Mobile safaris are bridging the gap between self-organised camping trips like Fiona’s and the creature comforts offered by lodges. Nomad Tanzania, an experienced and ecologically sensitive company, offers excellent mobile safaris in Serengeti National Park and the Loliondo Conservation Area, following the sweep of the wildebeest migrations or simply moving wherever the game viewing is likely to be at its best. Nomad’s slogan, “Life, love, and the pursuit of wilderness”, is a tongue-in-cheek summing up of the safari experience.

Oddly enough, one way to make sure you have a great safari is to avoid the national parks entirely.
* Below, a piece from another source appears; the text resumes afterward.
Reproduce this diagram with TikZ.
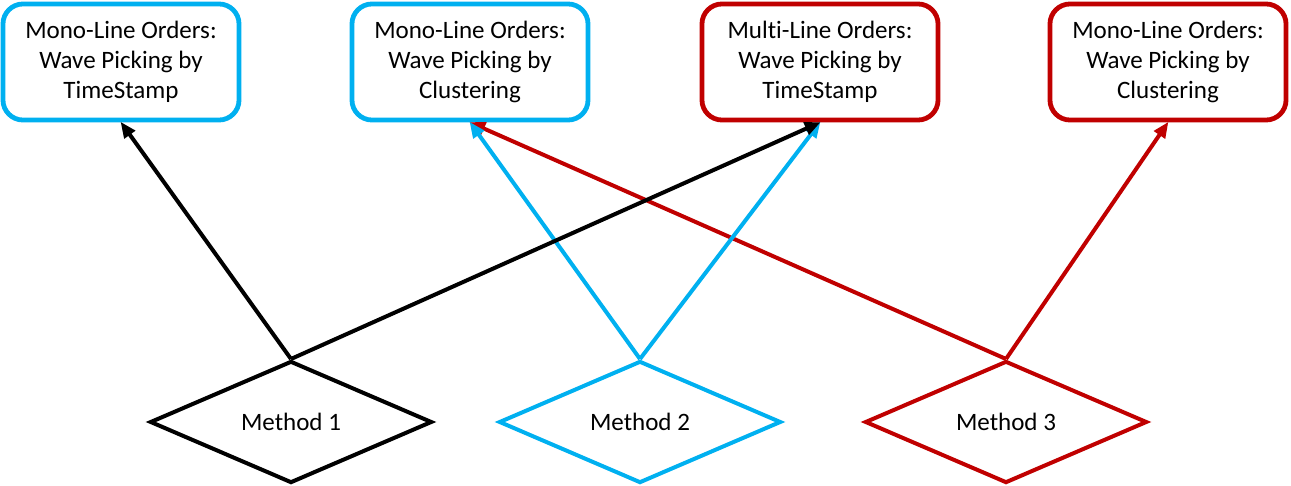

Safari lodges like Ndarakwai Camp, which is happily placed between Kilimanjaro and Meru, and Tarangire Treetops in the Tarangire Conservation Area, are proving that game-viewing can be just as satisfying outside the parks. At Treetops, I saw more game outside the park than inside, including a pair of lions sloping off into long grass. A night game drive at Ndarakwai was all the more satisfying because I knew that it would have been impossible within the boundaries of a national park. Walking safaris, too, are banned in most parks, but in conservation areas you can explore the territory on foot. Walking can be a little tiring, and even a little scary, but it’s one of the most satisfying ways of encountering wildlife.

Of course, if you’re staying outside the parks, you don’t have to pay park fees. This advantage is becoming more significant as the fees creep up. Some feel that the dramatic increases introduced this year will damage Tanzania’s tourism industry. To enter the Ngorongoro Crater conservation area you now pay $30 per person per day, plus an extra $10 to go down into the Crater itself, and $100 per car. But Glen at Tarangire Treetops thinks the park fees will have little effect. “It doesn’t really make any difference. Once someone’s spent several thousand dollars on a safari, they don’t mind spending a few hundred more to get into the parks. And backpackers on a budget just pile in ten to a car and split the $100 between themselves.”

Malcolm Ryen believes that the increase in park fees in the north will boost interest in Tanzania’s lesser-known south, where park fees are still low. “Many tour operators are only discovering the south of Tanzania because the north gets so booked up. So they come south and say, ‘Wow, this is nice – why have we been fighting to get accommodation in the north?’ In the past the south has been less popular because it’s been difficult to reach, but now Coastal Aviation are offering daily flights between the northern and southern circuits or from Dar to the south.”

Combining north and south is one way to grasp the ecological variety on offer in Tanzania. Forward-thinking travellers are also starting to combine southern circuit safaris with the spectacular island beaches of Mozambique, currently about as up-and-coming as it gets. Already, Mozambique-based travel company Maluane are offering flights between safari destinations in Tanzania and the spectacular beaches of Mozambique’s islands.

It may be that in the future, Mozambique will see the same explosion in tourism as Tanzania has experienced over the past five years. For now, tour operators, camp managers and tourists in Tanzania are riding the wave of the world’s biggest conservation effort.